You will find below links to download the notebooks for the exercises (which you have to fill) and their solution (which you can look at after you finished the exercise). It is recommended not to look at the solution while doing the exercise unless you are lost.

Alternatively, you can run the notebooks directly on Colab (https://colab.research.google.com/) if you have a Google account.

You will also find videos presenting the exercises and commenting their solution.

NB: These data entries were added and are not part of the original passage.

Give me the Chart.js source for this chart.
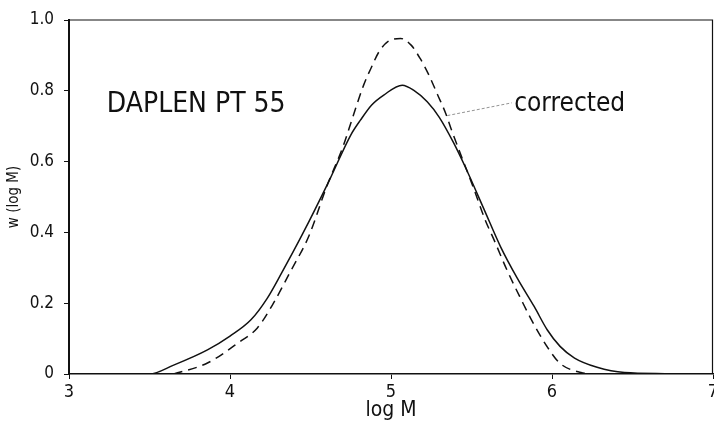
<!DOCTYPE html>
<html>
<head>
<meta charset="utf-8">
<script src="https://cdn.jsdelivr.net/npm/chart.js@4"></script>
<style>
  html, body { margin: 0; padding: 0; background: #fff; }
  #wrap { width: 714px; height: 428px; }
</style>
</head>
<body>
<div id="wrap"><canvas id="gpc"></canvas></div>
<script>
  // log M values and w(log M)
  var measuredX = [3.0, 3.5, 3.65, 3.86, 4.0, 4.13, 4.23, 4.32, 4.45, 4.62, 4.75, 4.81, 4.88, 4.955, 5.07, 5.14, 5.225, 5.30, 5.39, 5.46, 5.58, 5.68, 5.785, 5.89, 5.97, 6.05, 6.14, 6.28, 6.45, 6.7, 7.0];
  var measuredY = [0, 0, 0.025, 0.068, 0.107, 0.153, 0.213, 0.285, 0.395, 0.55, 0.675, 0.717, 0.76, 0.788, 0.816, 0.802, 0.769, 0.725, 0.652, 0.586, 0.463, 0.36, 0.27, 0.19, 0.125, 0.078, 0.045, 0.019, 0.004, 0.001, 0];

  var correctedX = [3.65, 3.86, 4.06, 4.17, 4.27, 4.37, 4.49, 4.6, 4.7, 4.74, 4.78, 4.83, 4.88, 4.925, 4.98, 5.06, 5.125, 5.18, 5.235, 5.29, 5.34, 5.38, 5.45, 5.51, 5.585, 5.64, 5.72, 5.81, 5.87, 5.97, 6.05, 6.18, 6.25];
  var correctedY = [0, 0.031, 0.091, 0.13, 0.2, 0.285, 0.39, 0.529, 0.64, 0.694, 0.75, 0.816, 0.868, 0.91, 0.939, 0.948, 0.929, 0.892, 0.845, 0.788, 0.736, 0.684, 0.6, 0.529, 0.435, 0.379, 0.294, 0.209, 0.155, 0.077, 0.03, 0.004, 0];

  var xTicks = [3, 4, 5, 6, 7];
  var yTicks = [0, 0.2, 0.4, 0.6, 0.8, 1.0];
  var yTickLabels = ['0', '0.2', '0.4', '0.6', '0.8', '1.0'];

  var sampleName = 'DAPLEN PT 55';
  var curveNote = 'corrected';

  var FONT = '"Liberation Sans Narrow", "DejaVu Sans Condensed", "DejaVu Sans", sans-serif';
  var INK = '#111';

  function pairs(xs, ys) {
    return xs.map(function (x, i) { return { x: x, y: ys[i] }; });
  }

  // frame + text labels, placed in data units
  var notes = {
    id: 'notes',
    afterDatasetsDraw: function (chart) {
      var c = chart.ctx, a = chart.chartArea;
      var xs = chart.scales.x, ys = chart.scales.y;
      c.save();
      c.strokeStyle = INK;
      c.lineWidth = 1.2;
      c.beginPath();
      c.moveTo(a.left, a.top); c.lineTo(a.right - 0.5, a.top); c.lineTo(a.right - 0.5, a.bottom);
      c.stroke();

      c.fillStyle = INK;
      c.textBaseline = 'middle';
      c.font = '28px ' + FONT;
      c.fillText(sampleName, xs.getPixelForValue(3.235), ys.getPixelForValue(0.761));
      c.font = '26px ' + FONT;
      c.fillText(curveNote, xs.getPixelForValue(5.765), ys.getPixelForValue(0.762));

      // thin leader line to the dashed curve
      c.strokeStyle = '#777';
      c.lineWidth = 0.8;
      c.setLineDash([3, 2]);
      c.beginPath();
      c.moveTo(xs.getPixelForValue(5.35), ys.getPixelForValue(0.73));
      c.lineTo(xs.getPixelForValue(5.75), ys.getPixelForValue(0.766));
      c.stroke();
      c.restore();
    }
  };

  new Chart(document.getElementById('gpc'), {
    type: 'line',
    data: {
      datasets: [
        {
          label: 'measured',
          data: pairs(measuredX, measuredY),
          borderColor: INK,
          borderWidth: 1.5,
          pointRadius: 0,
          cubicInterpolationMode: 'monotone',
          fill: false
        },
        {
          label: 'corrected',
          data: pairs(correctedX, correctedY),
          borderColor: INK,
          borderWidth: 1.5,
          borderDash: [9, 6],
          pointRadius: 0,
          cubicInterpolationMode: 'monotone',
          fill: false
        }
      ]
    },
    options: {
      responsive: true,
      maintainAspectRatio: false,
      animation: false,
      events: [],
      layout: { padding: { top: 20, right: 1, left: 0, bottom: 0 } },
      plugins: { legend: { display: false }, tooltip: { enabled: false } },
      scales: {
        x: {
          type: 'linear',
          min: 3, max: 7,
          afterBuildTicks: function (s) { s.ticks = xTicks.map(function (v) { return { value: v }; }); },
          afterFit: function (s) { s.height = 54; s.paddingLeft = 0; s.paddingRight = 0; },
          ticks: { color: INK, font: { family: FONT, size: 18 }, padding: 3, maxRotation: 0 },
          grid: { display: true, drawOnChartArea: false, tickLength: 5, color: INK, lineWidth: 1 },
          border: { display: true, color: INK, width: 1.6 },
          title: { display: true, text: 'log M', color: INK, font: { family: FONT, size: 21 }, padding: { top: 0, bottom: 5 } }
        },
        y: {
          type: 'linear',
          min: 0, max: 1.0,
          afterBuildTicks: function (s) { s.ticks = yTicks.map(function (v) { return { value: v }; }); },
          afterFit: function (s) { s.width = 69; s.paddingTop = 0; s.paddingBottom = 0; },
          ticks: {
            color: INK, font: { family: FONT, size: 17 }, padding: 10,
            callback: function (v) { return yTickLabels[yTicks.indexOf(v)]; }
          },
          grid: { display: true, drawOnChartArea: false, tickLength: 5, color: INK, lineWidth: 1 },
          border: { display: true, color: INK, width: 2 },
          title: { display: true, text: 'w (log M)', color: INK, font: { family: FONT, size: 15 }, padding: { top: 5, bottom: 0 } }
        }
      }
    },
    plugins: [notes]
  });
</script>
</body>
</html>
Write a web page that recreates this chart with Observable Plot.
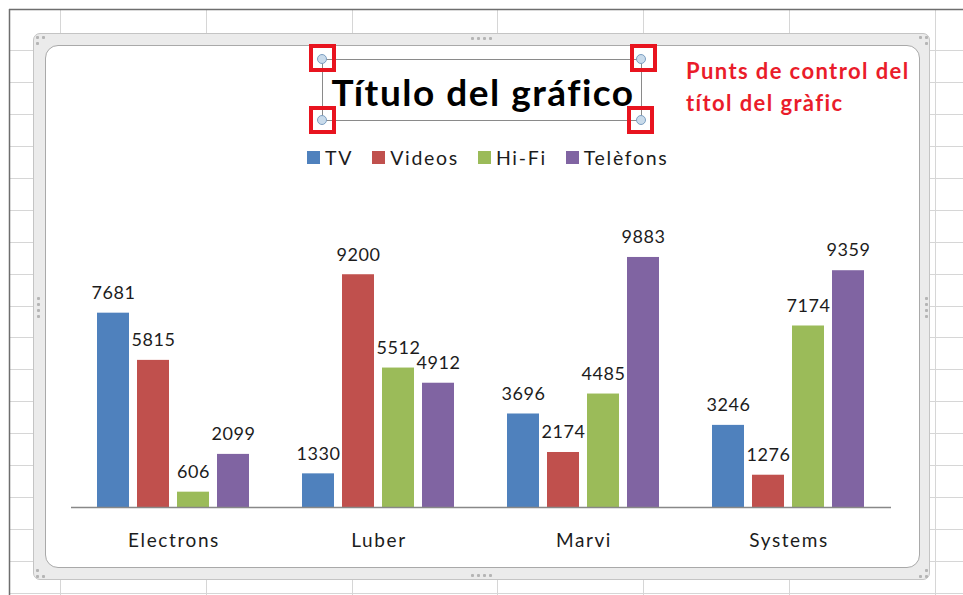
<!DOCTYPE html>
<html>
<head>
<meta charset="utf-8">
<script src="https://cdn.jsdelivr.net/npm/d3@7"></script>
<script src="https://cdn.jsdelivr.net/npm/@observablehq/plot@0.6"></script>
<style>
  html, body { margin: 0; padding: 0; background: #fff; }
  #page { position: relative; width: 963px; height: 595px; overflow: hidden; font-family: Lato, "Open Sans", sans-serif; }
  .abs { position: absolute; }
  #frameOuter { left: 33px; top: 33px; width: 895px; height: 545px; background: #ebebeb; border: 1px solid #c4c4c4; border-radius: 7px; }
  #frameInner { left: 45px; top: 45px; width: 873px; height: 521px; background: #fff; border: 1px solid #a9a9a9; border-radius: 13px; }
  .dot { position: absolute; width: 3px; height: 3px; background: #b5b5b5; border-radius: 1px; }
  #titleBox { left: 322px; top: 59px; width: 318px; height: 60px; border: 1px solid #8a8a8a; display: flex; align-items: center; justify-content: center; }
  #titleText { font-family: Lato, sans-serif; font-weight: 700; font-size: 37px; letter-spacing: 1.5px; color: #000; line-height: 1; margin-top: 3px; margin-left: 2px; }
  .handle { position: absolute; width: 10px; height: 10px; border-radius: 50%; background: #c9dbeb; border: 1px solid #7d9fc2; box-sizing: border-box; }
  .redsq { position: absolute; width: 27px; height: 28px; border: 4px solid #e8141f; box-sizing: border-box; }
  #note { left: 686px; top: 55px; color: #ea1c2a; font-family: Lato, sans-serif; font-weight: 700; font-size: 22px; letter-spacing: 1.4px; line-height: 32px; }
  #legend { left: 307px; top: 146px; display: flex; align-items: center; font-family: Lato, sans-serif; font-size: 19.5px; letter-spacing: 1.7px; color: #1c1c1c; }
  .litem { display: flex; align-items: center; margin-right: 19px; }
  .lsw { width: 13px; height: 13px; margin-right: 5px; }
</style>
</head>
<body>
<div id="page"></div>
<script>
// ---- data ----
const categories = ["Electrons", "Luber", "Marvi", "Systems"];
const series = ["TV", "Videos", "Hi-Fi", "Telèfons"];
const tv = [7681, 1330, 3696, 3246];
const videos = [5815, 9200, 2174, 1276];
const hifi = [606, 5512, 4485, 7174];
const telefons = [2099, 4912, 9883, 9359];
const seriesColors = ["#4F81BD", "#C0504D", "#9BBB59", "#8064A2"];
const chartTitle = "Título del gráfico";
const noteLines = ["Punts de control del", "títol del gràfic"];

const valuesBySeries = [tv, videos, hifi, telefons];
const data = [];
categories.forEach((c, i) => {
  series.forEach((s, j) => data.push({category: c, series: s, value: valuesBySeries[j][i]}));
});

const page = document.getElementById("page");

// ---- spreadsheet grid background ----
const grid = d3.select(page).append("svg").attr("class", "abs")
  .attr("width", 963).attr("height", 595).style("left", 0).style("top", 0);
const colLines = [60, 206, 352, 497, 643, 789, 935];
colLines.forEach(x => grid.append("line").attr("x1", x + 0.5).attr("x2", x + 0.5).attr("y1", 10).attr("y2", 595).attr("stroke", "#d6d6d6"));
for (let k = 0; k <= 17; k++) {
  const y = Math.round(50 + k * 31.94) + 0.5;
  grid.append("line").attr("x1", 9).attr("x2", 963).attr("y1", y).attr("y2", y).attr("stroke", "#d6d6d6");
}
grid.append("line").attr("x1", 9).attr("x2", 963).attr("y1", 9.5).attr("y2", 9.5).attr("stroke", "#6e6e6e").attr("stroke-width", 1.5);
grid.append("line").attr("x1", 9.5).attr("x2", 9.5).attr("y1", 9).attr("y2", 595).attr("stroke", "#6e6e6e").attr("stroke-width", 1.5);

// ---- chart frame ----
function addDiv(id, cls) { const d = document.createElement("div"); if (id) d.id = id; d.className = cls || "abs"; page.appendChild(d); return d; }
addDiv("frameOuter");
addDiv("frameInner");
function dot(x, y) { const d = addDiv(null, "dot"); d.style.left = x + "px"; d.style.top = y + "px"; }
[[36,36],[42,36],[36,42]].forEach(([x,y]) => dot(x, y));
[[919,36],[925,36],[925,42]].forEach(([x,y]) => dot(x, y));
[[36,575],[42,575],[36,569]].forEach(([x,y]) => dot(x, y));
[[919,575],[925,575],[925,569]].forEach(([x,y]) => dot(x, y));
[471, 477, 483, 489].forEach(x => { dot(x, 37); dot(x, 574); });
[297, 303, 309, 315].forEach(y => { dot(37, y); dot(925, y); });

// ---- title box with control points ----
const tb = addDiv("titleBox");
const tt = document.createElement("div"); tt.id = "titleText"; tt.textContent = chartTitle; tb.appendChild(tt);
[[322,59],[641,59],[322,120],[641,120]].forEach(([cx,cy]) => {
  const h = addDiv(null, "handle"); h.style.left = (cx - 5) + "px"; h.style.top = (cy - 5) + "px";
});
[[309,44],[630,44],[309,106],[627,106]].forEach(([x,y]) => {
  const r = addDiv(null, "redsq"); r.style.left = x + "px"; r.style.top = y + "px";
});
const note = addDiv("note");
note.innerHTML = noteLines.join("<br>");

// ---- legend ----
const legend = addDiv("legend");
series.forEach((s, j) => {
  const it = document.createElement("div"); it.className = "litem";
  const sw = document.createElement("div"); sw.className = "lsw"; sw.style.background = seriesColors[j];
  const lb = document.createElement("span"); lb.textContent = s;
  it.appendChild(sw); it.appendChild(lb); legend.appendChild(it);
});

// ---- chart ----
const chart = Plot.plot({
  width: 870,
  height: 370,
  marginLeft: 25,
  marginRight: 22,
  marginTop: 54,
  marginBottom: 63,
  style: {fontFamily: "Lato, sans-serif", fontSize: "19px", letterSpacing: "1.6px", color: "#1c1c1c", background: "transparent"},
  fx: {domain: categories, paddingInner: 0.242, paddingOuter: 0.121, label: null, axis: "bottom", tickSize: 0, tickPadding: 26},
  x: {domain: series, paddingInner: 0.195, paddingOuter: 0, axis: null},
  y: {domain: [0, 10000], axis: null},
  color: {domain: series, range: seriesColors},
  marks: [
    Plot.barY(data, {fx: "category", x: "series", y: "value", fill: "series"}),
    Plot.text(data, {fx: "category", x: "series", y: "value", text: d => String(d.value), dy: -20, fontSize: 18, fill: "#1c1c1c"}),
    Plot.ruleY([0], {insetLeft: -25, insetRight: -25, stroke: "#888888", strokeWidth: 1.5})
  ]
});
// data labels: tighter spacing than the axis labels
d3.select(chart).selectAll('g[aria-label="text"]').style("letter-spacing", "0.6px");
chart.style.position = "absolute";
chart.style.left = "45px";
chart.style.top = "200px";
page.appendChild(chart);
</script>
</body>
</html>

The solution of each exercise is rendered in the following pages.

## Introduction to Python

This exercise is an introduction to Python for absolute beginners. If you already know Python, you can safely skip it.

## Numpy and Matplotlib

The goal of this exercise is to present the basics of the numerical library numpy as well as the visualization library matplotlib.

## Sampling

The goal of this exercise is to understand how to sample rewards from a n-armed bandits and to understand the central limit theorem.

## Bandits - part 1

The goal of this exercise is to implement simple action selection mechanisms for the n-armed bandit:

• Greedy action selection
• \epsilon-greedy action selection
• Softmax action selection

## Bandits - part 2

The goal of this exercise is to further investigate the properties of the action selection algorithms for the n-armed bandit.

## Dynamic programming

The goal of this exercise is to apply policy iteration and value iteration on the recycling robot MDP.

## Gym

The goal of this exercise is to install gym and learn how to use its interface.

## Monte Carlo control

The goal of this exercise is to implement on-policy Monte-Carlo control on the Taxi gym environment.

## Temporal difference

The goal of this exercise is to implement Q-learning on the Taxi gym environment.

## Eligibility traces

The goal of this exercise is to implement Q-learning with eligibility traces on the Gridworld environment.

## Keras

The goal of this exercise is to quickly discover keras and to understand why neural networks (and SGD) need i.i.d. samples.

## DQN

The goal of this exercise is to implement DQN on the Cartpole balancing problem.

The goal of this exercise is to use the tianshou library to implement PPO on the Cartpole balancing problem.